Short exercise> For the entries below, copy exactly the line that contains "Emit a Python" through the line that contains "plt.rcParams['font.family'] = ['Lato', 'DejaVu", both ends included, and exclude all pictures.

Material for this exercise>
►
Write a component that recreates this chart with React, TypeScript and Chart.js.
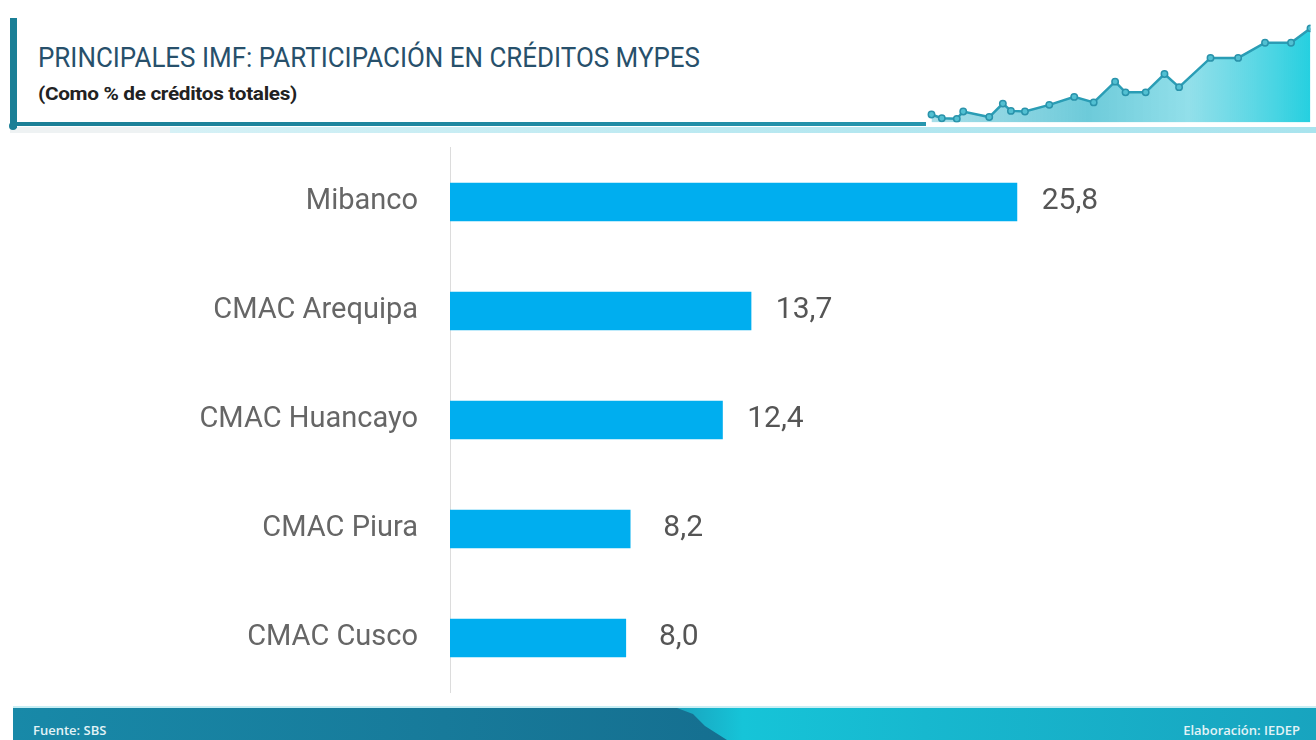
◄
►
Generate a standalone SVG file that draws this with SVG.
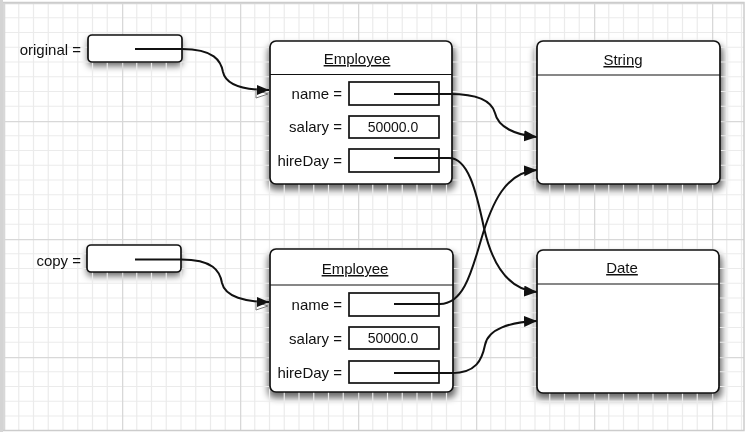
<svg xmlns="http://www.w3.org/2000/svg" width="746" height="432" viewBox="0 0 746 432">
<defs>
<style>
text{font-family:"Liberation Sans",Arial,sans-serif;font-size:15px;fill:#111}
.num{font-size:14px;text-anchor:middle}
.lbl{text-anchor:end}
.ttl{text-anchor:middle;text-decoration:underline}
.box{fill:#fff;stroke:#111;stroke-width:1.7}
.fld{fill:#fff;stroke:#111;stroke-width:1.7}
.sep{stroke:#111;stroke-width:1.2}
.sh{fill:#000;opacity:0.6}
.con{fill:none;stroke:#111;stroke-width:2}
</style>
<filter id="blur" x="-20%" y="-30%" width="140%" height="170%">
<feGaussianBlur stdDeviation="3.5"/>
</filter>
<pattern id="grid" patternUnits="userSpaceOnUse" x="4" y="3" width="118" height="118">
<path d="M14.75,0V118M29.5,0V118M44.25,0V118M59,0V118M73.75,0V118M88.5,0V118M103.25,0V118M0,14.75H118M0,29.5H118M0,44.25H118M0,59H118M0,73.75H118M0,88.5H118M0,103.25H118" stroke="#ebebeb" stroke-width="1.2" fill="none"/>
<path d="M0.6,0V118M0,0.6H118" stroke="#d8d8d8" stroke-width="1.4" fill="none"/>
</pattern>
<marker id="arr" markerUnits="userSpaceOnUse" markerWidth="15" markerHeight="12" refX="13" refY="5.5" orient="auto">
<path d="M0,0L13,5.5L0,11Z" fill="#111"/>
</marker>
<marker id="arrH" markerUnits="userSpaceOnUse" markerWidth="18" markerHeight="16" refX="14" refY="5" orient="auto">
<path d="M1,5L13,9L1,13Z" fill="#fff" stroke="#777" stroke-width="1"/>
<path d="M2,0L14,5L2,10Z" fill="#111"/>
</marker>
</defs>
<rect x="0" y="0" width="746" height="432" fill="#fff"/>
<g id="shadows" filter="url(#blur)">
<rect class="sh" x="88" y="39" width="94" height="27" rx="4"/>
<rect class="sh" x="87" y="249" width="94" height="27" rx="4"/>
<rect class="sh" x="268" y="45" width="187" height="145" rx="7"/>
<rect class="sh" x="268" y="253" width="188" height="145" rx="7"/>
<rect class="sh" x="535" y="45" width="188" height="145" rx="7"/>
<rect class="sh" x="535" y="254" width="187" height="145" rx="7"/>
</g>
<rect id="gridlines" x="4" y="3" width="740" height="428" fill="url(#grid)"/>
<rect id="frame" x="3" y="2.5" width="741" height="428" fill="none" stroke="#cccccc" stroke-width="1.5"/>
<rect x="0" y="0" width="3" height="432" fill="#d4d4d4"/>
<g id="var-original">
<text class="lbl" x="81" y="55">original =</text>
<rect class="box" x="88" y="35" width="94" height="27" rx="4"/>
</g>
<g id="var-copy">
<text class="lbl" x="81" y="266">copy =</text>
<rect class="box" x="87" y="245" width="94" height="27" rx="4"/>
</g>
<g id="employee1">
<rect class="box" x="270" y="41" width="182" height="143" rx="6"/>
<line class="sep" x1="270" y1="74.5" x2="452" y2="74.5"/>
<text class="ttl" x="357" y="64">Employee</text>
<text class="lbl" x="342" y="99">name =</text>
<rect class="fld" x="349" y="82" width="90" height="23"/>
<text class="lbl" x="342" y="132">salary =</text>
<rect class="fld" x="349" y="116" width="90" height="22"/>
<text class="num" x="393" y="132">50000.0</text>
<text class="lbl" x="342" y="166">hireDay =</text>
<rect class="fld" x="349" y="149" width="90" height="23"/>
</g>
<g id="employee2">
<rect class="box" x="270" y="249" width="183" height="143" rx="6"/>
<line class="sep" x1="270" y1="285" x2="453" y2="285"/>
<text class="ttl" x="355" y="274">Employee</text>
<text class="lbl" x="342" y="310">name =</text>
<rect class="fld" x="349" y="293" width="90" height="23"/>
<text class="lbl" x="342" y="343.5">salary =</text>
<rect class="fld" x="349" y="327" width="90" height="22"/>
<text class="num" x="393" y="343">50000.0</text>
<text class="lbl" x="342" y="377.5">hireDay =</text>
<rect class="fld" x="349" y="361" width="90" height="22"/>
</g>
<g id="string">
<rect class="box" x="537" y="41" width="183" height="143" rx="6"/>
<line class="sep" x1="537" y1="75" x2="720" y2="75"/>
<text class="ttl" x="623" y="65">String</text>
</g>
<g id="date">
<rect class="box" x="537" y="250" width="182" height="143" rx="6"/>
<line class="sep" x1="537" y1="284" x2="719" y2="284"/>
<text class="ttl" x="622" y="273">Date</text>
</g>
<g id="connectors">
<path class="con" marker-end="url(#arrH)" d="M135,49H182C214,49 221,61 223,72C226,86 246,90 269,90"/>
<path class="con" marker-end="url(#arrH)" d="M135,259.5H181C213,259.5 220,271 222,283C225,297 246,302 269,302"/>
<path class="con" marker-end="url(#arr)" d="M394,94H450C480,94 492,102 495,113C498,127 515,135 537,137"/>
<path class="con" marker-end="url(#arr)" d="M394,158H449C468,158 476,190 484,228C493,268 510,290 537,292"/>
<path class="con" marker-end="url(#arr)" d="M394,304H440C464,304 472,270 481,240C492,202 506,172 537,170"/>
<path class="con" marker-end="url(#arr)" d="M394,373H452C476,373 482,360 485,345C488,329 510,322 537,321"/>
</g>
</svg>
◄
►
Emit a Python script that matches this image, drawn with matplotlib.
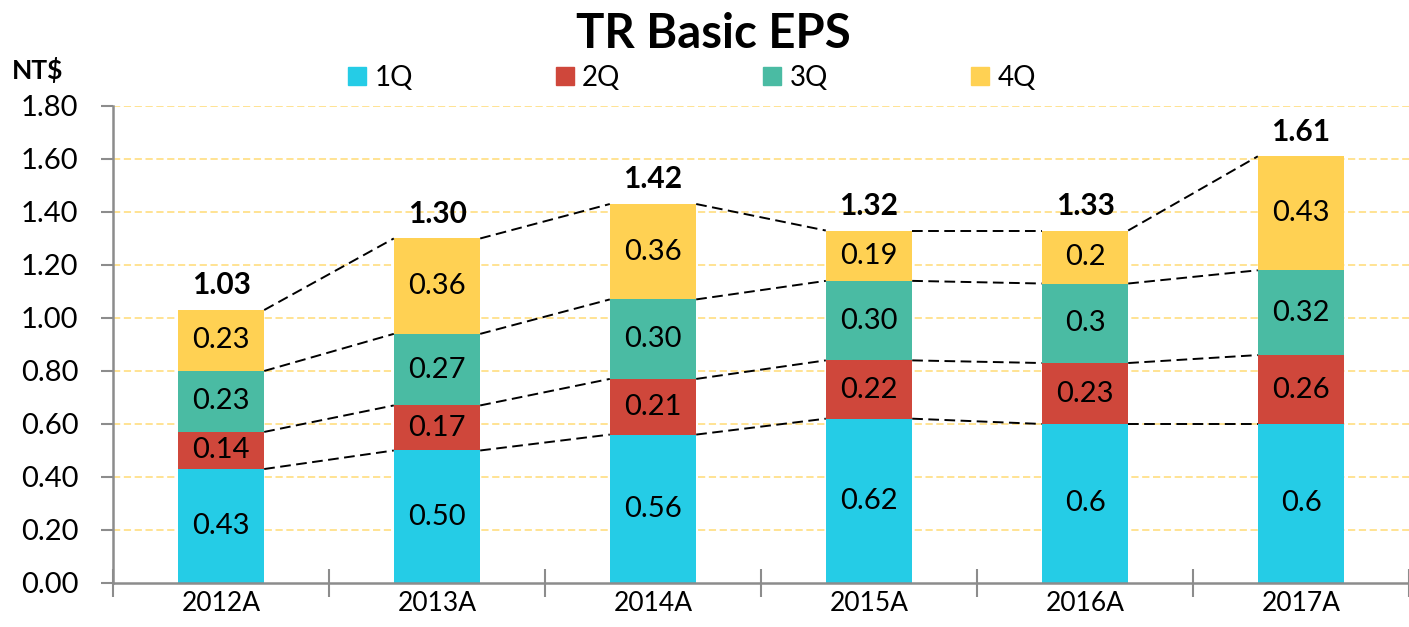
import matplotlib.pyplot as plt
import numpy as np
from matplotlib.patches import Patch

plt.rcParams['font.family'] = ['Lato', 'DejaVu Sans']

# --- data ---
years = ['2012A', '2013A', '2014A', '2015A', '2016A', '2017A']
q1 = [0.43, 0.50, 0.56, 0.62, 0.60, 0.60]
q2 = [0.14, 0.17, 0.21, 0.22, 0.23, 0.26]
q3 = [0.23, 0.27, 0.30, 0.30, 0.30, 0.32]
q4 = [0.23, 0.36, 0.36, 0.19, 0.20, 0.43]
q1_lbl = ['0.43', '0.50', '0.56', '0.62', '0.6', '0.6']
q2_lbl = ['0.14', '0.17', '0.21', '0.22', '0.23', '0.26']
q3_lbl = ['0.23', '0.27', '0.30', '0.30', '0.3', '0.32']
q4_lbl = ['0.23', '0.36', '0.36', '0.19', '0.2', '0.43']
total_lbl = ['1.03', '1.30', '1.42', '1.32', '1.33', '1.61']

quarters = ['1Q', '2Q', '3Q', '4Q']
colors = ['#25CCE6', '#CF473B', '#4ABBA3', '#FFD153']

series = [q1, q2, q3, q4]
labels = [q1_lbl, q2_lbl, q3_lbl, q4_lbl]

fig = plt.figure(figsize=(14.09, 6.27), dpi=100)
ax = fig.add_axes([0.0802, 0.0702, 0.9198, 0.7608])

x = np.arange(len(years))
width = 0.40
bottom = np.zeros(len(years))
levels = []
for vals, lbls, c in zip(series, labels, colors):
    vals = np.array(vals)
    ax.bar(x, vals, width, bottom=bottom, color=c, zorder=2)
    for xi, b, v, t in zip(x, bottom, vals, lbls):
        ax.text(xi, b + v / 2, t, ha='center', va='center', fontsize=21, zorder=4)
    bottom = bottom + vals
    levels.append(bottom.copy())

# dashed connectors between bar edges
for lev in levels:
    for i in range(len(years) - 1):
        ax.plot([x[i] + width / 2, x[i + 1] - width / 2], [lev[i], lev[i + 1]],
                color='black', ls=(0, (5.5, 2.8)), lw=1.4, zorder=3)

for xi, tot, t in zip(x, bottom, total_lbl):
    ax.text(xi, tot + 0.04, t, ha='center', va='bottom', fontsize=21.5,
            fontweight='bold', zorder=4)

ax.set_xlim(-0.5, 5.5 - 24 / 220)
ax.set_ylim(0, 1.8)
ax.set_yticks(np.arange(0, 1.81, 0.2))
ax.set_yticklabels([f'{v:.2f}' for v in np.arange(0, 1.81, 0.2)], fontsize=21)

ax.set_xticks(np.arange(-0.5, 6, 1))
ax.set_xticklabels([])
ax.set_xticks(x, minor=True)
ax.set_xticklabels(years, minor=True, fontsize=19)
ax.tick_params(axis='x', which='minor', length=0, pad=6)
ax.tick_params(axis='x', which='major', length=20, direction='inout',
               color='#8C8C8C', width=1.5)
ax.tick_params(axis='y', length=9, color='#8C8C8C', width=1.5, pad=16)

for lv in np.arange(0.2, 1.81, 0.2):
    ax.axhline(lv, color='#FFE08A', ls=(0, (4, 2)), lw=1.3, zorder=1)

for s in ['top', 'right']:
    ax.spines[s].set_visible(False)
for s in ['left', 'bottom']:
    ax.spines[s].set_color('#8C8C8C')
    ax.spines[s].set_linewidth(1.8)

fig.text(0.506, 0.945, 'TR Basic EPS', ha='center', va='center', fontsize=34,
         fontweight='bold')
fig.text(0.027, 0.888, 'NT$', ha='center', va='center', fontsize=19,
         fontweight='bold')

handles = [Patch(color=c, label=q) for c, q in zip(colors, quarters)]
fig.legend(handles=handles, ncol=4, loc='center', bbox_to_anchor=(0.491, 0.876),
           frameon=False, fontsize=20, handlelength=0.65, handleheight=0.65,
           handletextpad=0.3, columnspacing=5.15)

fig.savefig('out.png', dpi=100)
◄
Full answer>
Emit a Python script that matches this image, drawn with matplotlib.
import matplotlib.pyplot as plt
import numpy as np
from matplotlib.patches import Patch

plt.rcParams['font.family'] = ['Lato', 'DejaVu Sans']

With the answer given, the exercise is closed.